**Written exercise**
Repeat exactly the lines from the start of the material below up to and including the "wavelength = list(range(725, 926))" line.
[start]
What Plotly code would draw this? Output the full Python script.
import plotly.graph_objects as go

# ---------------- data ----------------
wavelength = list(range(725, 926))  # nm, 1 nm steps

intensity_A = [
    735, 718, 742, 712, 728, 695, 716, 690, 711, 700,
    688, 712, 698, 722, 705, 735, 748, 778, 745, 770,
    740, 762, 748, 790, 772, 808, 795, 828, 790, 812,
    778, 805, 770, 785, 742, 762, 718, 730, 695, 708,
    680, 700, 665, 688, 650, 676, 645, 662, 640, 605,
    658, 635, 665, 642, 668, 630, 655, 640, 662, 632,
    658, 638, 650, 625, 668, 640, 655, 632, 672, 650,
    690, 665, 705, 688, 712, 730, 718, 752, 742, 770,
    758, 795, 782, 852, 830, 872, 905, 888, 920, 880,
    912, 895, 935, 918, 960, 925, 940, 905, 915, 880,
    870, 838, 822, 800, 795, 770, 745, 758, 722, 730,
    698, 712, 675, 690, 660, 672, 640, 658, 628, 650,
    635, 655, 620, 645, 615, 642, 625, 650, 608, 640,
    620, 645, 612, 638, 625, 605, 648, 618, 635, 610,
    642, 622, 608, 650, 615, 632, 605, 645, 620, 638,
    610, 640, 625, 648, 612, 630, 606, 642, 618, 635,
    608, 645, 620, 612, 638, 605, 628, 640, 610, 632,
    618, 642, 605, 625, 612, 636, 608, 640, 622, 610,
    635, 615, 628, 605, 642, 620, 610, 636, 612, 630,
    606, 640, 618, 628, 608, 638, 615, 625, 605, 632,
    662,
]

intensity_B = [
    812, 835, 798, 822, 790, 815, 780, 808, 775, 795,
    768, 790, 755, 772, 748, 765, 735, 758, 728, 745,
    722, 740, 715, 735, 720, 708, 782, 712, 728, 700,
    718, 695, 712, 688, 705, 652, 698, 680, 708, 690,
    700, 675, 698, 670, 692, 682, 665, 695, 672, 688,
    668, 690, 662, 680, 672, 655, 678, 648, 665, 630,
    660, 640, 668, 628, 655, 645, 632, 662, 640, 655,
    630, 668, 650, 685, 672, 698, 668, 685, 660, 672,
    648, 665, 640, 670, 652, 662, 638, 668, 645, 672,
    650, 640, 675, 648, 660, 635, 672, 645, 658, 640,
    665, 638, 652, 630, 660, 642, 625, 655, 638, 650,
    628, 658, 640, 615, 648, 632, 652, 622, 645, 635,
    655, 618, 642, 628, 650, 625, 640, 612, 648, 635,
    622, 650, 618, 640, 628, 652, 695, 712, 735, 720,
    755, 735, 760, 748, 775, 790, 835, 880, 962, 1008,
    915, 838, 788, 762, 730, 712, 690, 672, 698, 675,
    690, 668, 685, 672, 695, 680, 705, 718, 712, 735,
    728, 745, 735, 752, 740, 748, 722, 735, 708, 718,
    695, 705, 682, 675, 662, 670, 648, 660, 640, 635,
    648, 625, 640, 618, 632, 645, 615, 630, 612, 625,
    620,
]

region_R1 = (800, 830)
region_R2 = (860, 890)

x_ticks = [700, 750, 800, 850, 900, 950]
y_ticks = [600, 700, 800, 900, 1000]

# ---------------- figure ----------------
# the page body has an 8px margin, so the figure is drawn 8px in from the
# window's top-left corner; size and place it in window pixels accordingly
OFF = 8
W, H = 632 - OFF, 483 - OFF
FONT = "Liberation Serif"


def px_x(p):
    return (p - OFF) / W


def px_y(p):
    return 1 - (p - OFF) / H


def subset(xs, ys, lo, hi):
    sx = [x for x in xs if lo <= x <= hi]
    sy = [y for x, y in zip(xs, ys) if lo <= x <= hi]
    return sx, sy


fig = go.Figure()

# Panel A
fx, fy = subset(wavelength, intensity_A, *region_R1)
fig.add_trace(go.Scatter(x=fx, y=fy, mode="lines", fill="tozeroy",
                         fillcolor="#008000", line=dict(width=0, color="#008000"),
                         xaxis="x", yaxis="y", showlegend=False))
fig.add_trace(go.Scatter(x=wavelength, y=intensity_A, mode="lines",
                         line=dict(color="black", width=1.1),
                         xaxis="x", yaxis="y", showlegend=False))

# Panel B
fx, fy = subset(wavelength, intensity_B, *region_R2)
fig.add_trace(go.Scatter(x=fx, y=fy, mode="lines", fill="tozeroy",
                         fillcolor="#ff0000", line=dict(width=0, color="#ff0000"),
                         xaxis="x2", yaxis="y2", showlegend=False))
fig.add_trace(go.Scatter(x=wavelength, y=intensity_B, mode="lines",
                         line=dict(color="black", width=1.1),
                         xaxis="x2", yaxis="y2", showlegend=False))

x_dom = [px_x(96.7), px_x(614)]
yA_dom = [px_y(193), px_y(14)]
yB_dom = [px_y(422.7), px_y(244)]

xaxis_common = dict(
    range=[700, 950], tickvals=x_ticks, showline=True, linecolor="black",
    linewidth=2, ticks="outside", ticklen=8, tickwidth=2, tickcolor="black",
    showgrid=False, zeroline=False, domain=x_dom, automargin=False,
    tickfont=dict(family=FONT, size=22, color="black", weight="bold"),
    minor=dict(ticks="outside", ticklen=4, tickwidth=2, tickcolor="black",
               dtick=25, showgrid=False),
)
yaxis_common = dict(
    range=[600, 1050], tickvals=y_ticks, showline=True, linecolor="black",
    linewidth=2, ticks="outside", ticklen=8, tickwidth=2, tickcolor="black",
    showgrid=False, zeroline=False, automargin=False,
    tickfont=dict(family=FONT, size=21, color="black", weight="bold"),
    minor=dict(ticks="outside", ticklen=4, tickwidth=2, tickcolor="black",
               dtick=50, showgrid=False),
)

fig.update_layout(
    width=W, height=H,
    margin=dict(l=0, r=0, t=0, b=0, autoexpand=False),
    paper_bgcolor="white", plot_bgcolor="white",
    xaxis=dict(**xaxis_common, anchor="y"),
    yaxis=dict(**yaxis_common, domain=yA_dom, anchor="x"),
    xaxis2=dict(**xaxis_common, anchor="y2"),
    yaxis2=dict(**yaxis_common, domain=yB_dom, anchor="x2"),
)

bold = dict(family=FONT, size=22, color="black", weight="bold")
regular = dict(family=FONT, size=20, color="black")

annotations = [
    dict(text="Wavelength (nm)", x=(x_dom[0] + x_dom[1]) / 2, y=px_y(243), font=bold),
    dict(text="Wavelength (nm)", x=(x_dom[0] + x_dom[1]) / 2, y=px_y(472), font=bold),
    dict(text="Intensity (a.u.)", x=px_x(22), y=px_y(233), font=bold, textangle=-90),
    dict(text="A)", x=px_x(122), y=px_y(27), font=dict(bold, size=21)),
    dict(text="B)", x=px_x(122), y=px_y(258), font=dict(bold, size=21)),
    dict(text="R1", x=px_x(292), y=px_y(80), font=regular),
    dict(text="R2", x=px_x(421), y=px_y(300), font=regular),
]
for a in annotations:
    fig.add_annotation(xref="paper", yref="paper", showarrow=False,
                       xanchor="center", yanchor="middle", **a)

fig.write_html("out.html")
[end]
**Solution**
What Plotly code would draw this? Output the full Python script.
import plotly.graph_objects as go

# ---------------- data ----------------
wavelength = list(range(725, 926))  # nm, 1 nm steps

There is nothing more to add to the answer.